** begin **
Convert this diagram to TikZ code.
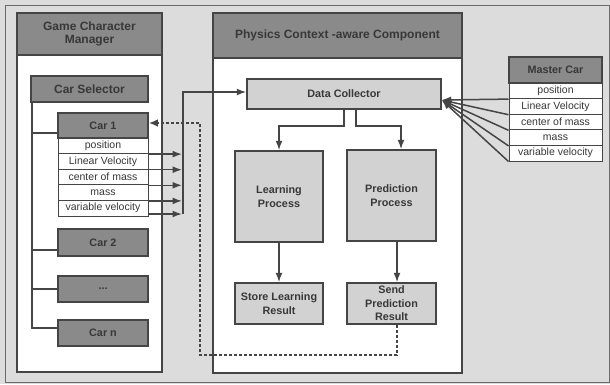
\documentclass[tikz,border=0pt]{standalone}
\usepackage{fontspec}
\setmainfont{Liberation Sans}
\usetikzlibrary{arrows.meta}
\definecolor{bgc}{HTML}{DCDCDC}
\definecolor{hdr}{HTML}{8A8A8A}
\definecolor{lbox}{HTML}{D2D2D2}
\definecolor{ln}{HTML}{454545}
\definecolor{txt}{HTML}{383838}
\begin{document}
\begin{tikzpicture}[x=1pt,y=-1pt,
  hdrbox/.style={draw=ln,line width=1.5pt,fill=hdr,text=txt,font=\fontsize{12}{14}\selectfont\bfseries,align=center,inner sep=0pt},
  carbox/.style={draw=ln,line width=1.5pt,fill=hdr,text=txt,font=\fontsize{10.8}{12}\selectfont\bfseries,align=center,inner sep=0pt,minimum width=90pt},
  bodybox/.style={draw=ln,line width=1.5pt,fill=white,inner sep=0pt},
  procbox/.style={draw=ln,line width=1.5pt,fill=lbox,text=txt,font=\fontsize{10.8}{13.5}\selectfont\bfseries,align=center,inner sep=0pt},
  attrrow/.style={draw=ln,line width=1pt,fill=white,text=txt,font=\fontsize{10.5}{11}\selectfont,inner sep=0pt,minimum height=15.6pt},
  conn/.style={draw=ln,line width=1.5pt},
  arr/.style={conn,-{Latex[length=9.5pt,width=7pt]}},
  dasharr/.style={draw=ln,line width=2.6pt,dash pattern=on 3.5pt off 1.5pt,-{Latex[length=9pt,width=7.5pt]}}
]
\useasboundingbox (0,0) rectangle (610,384);
% background
\fill[bgc] (0,0) rectangle (610,384);
\draw[draw=ln!80,line width=1pt] (5,5) rectangle (609,382);

% Game Character Manager
\node[bodybox,minimum width=145pt,minimum height=317pt] (gcmb) at (89.5,213.5) {};
\node[hdrbox,minimum width=145pt,minimum height=42pt] (gcmh) at (89.5,34) {Game Character\\[-1pt]Manager};
\node[hdrbox,minimum width=117pt,minimum height=26pt] (cs) at (89.5,89) {Car Selector};

\node[carbox,minimum height=25pt] (car1) at (103,125.5) {Car 1};
\node[attrrow,minimum width=90pt] (r1) at (103,145.8) {position};
\node[attrrow,minimum width=90pt] (r2) at (103,161.4) {Linear Velocity};
\node[attrrow,minimum width=90pt] (r3) at (103,177.0) {center of mass};
\node[attrrow,minimum width=90pt] (r4) at (103,192.6) {mass};
\node[attrrow,minimum width=90pt] (r5) at (103,208.2) {variable velocity};
\node[carbox,minimum height=27pt] (car2) at (103,242.5) {Car 2};
\node[carbox,minimum height=26pt] (cdots) at (103,289) {...};
\node[carbox,minimum height=26pt] (carn) at (103,333) {Car n};

% tree
\coordinate (treex) at (32,0);
\draw[conn] (cs.south -| treex) -- ([yshift=5pt]carn.west -| treex) -- ([yshift=5pt]carn.west);
\draw[conn] ([yshift=-7.5pt]car1.west -| treex) -- ([yshift=-7.5pt]car1.west);
\draw[conn] ([yshift=-7.5pt]car2.west -| treex) -- ([yshift=-7.5pt]car2.west);
\draw[conn] (cdots.west -| treex) -- (cdots.west);

% Physics Context-aware Component
\node[bodybox,minimum width=249pt,minimum height=315pt] (pcb) at (337.5,215.5) {};
\node[hdrbox,minimum width=249pt,minimum height=45pt] (pch) at (337.5,35.5) {Physics Context -aware Component};
\node[procbox,minimum width=194pt,minimum height=30pt] (dc) at (344,94) {Data Collector};
\node[procbox,minimum width=88pt,minimum height=91pt] (learn) at (279,196.5) {Learning\\Process};
\node[procbox,minimum width=89pt,minimum height=91pt] (pred) at (391.5,195.5) {Prediction\\Process};
\node[procbox,minimum width=88pt,minimum height=41pt] (store) at (279,303.5) {Store Learning\\Result};
\node[procbox,minimum width=89pt,minimum height=41pt] (send) at (391.5,303.5) {Send\\Prediction\\Result};

% Master Car
\node[carbox,minimum width=93pt,minimum height=26pt] (mc) at (555.5,70) {Master Car};
\node[attrrow,minimum width=93pt] (m1) at (555.5,90.8) {position};
\node[attrrow,minimum width=93pt] (m2) at (555.5,106.4) {Linear Velocity};
\node[attrrow,minimum width=93pt] (m3) at (555.5,122.0) {center of mass};
\node[attrrow,minimum width=93pt] (m4) at (555.5,137.6) {mass};
\node[attrrow,minimum width=93pt] (m5) at (555.5,153.2) {variable velocity};

% car 1 attributes to bus
\coordinate (arrend) at (182,0);
\coordinate (busx) at (183,0);
\draw[arr] (r1.south east) -- (r1.south east -| arrend);
\draw[arr] (r2.south east) -- (r2.south east -| arrend);
\draw[arr] (r3.south east) -- (r3.south east -| arrend);
\draw[arr] (r4.south east) -- (r4.south east -| arrend);
\draw[arr] ([yshift=2.5pt]r5.south east) -- ([yshift=2.5pt]r5.south east -| arrend);
\coordinate (dcin) at ([yshift=2pt]dc.west);
\draw[arr] ([yshift=2.5pt]r5.south east -| busx) -- (busx |- dcin) -- (dcin);

% data collector to processes
\coordinate (split) at (0,126);
\coordinate (dcout) at ([xshift=12pt]dc.south);
\coordinate (predin) at ([xshift=9.5pt]pred.north);
\draw[arr] (dc.south) -- (dc.south |- split) -- (split -| learn.north) -- (learn.north);
\draw[arr] (dcout) -- (dcout |- split) -- (split -| predin) -- (predin);
\draw[arr] (learn.south) -- (store.north);
\draw[arr] ([xshift=5.5pt]pred.south) -- ([xshift=5.5pt]send.north);

% master car to data collector
\coordinate (dcr) at ([yshift=-6pt]dc.east);
\draw[arr] (m1.south west) -- (dcr);
\draw[arr] (m2.south west) -- (dcr);
\draw[arr] (m3.south west) -- (dcr);
\draw[arr] (m4.south west) -- (dcr);
\draw[arr] (m5.south west) -- (dcr);

% dashed feedback
\coordinate (dlow) at (200,355);
\coordinate (sendout) at ([xshift=5.5pt]send.south);
\coordinate (c1e) at ([yshift=2.5pt]car1.east);
\draw[dasharr] (sendout) -- (sendout |- dlow) -- (dlow) -- (dlow |- c1e) -- (c1e);
\end{tikzpicture}
\end{document}
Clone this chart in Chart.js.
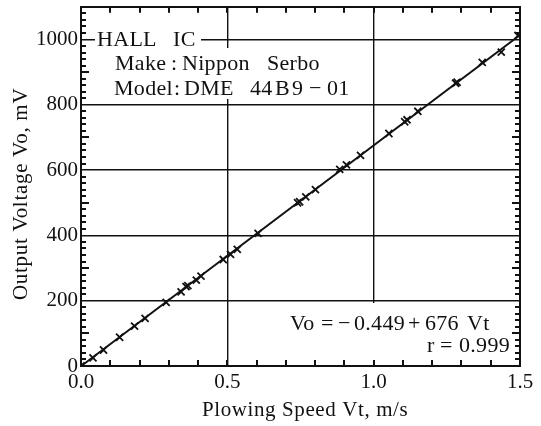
** end **
» **Work to complete**: Leave the pictures out and repeat exactly the lines from the beginning of the records to the line bearing "width=117pt,minimum height=26pt] (cs)", both ends counted.

» **Output of the exercise**:
Convert this diagram to TikZ code.
\documentclass[tikz,border=0pt]{standalone}
\usepackage{fontspec}
\setmainfont{Liberation Sans}
\usetikzlibrary{arrows.meta}
\definecolor{bgc}{HTML}{DCDCDC}
\definecolor{hdr}{HTML}{8A8A8A}
\definecolor{lbox}{HTML}{D2D2D2}
\definecolor{ln}{HTML}{454545}
\definecolor{txt}{HTML}{383838}
\begin{document}
\begin{tikzpicture}[x=1pt,y=-1pt,
  hdrbox/.style={draw=ln,line width=1.5pt,fill=hdr,text=txt,font=\fontsize{12}{14}\selectfont\bfseries,align=center,inner sep=0pt},
  carbox/.style={draw=ln,line width=1.5pt,fill=hdr,text=txt,font=\fontsize{10.8}{12}\selectfont\bfseries,align=center,inner sep=0pt,minimum width=90pt},
  bodybox/.style={draw=ln,line width=1.5pt,fill=white,inner sep=0pt},
  procbox/.style={draw=ln,line width=1.5pt,fill=lbox,text=txt,font=\fontsize{10.8}{13.5}\selectfont\bfseries,align=center,inner sep=0pt},
  attrrow/.style={draw=ln,line width=1pt,fill=white,text=txt,font=\fontsize{10.5}{11}\selectfont,inner sep=0pt,minimum height=15.6pt},
  conn/.style={draw=ln,line width=1.5pt},
  arr/.style={conn,-{Latex[length=9.5pt,width=7pt]}},
  dasharr/.style={draw=ln,line width=2.6pt,dash pattern=on 3.5pt off 1.5pt,-{Latex[length=9pt,width=7.5pt]}}
]
\useasboundingbox (0,0) rectangle (610,384);
% background
\fill[bgc] (0,0) rectangle (610,384);
\draw[draw=ln!80,line width=1pt] (5,5) rectangle (609,382);

% Game Character Manager
\node[bodybox,minimum width=145pt,minimum height=317pt] (gcmb) at (89.5,213.5) {};
\node[hdrbox,minimum width=145pt,minimum height=42pt] (gcmh) at (89.5,34) {Game Character\\[-1pt]Manager};
\node[hdrbox,minimum width=117pt,minimum height=26pt] (cs) at (89.5,89) {Car Selector};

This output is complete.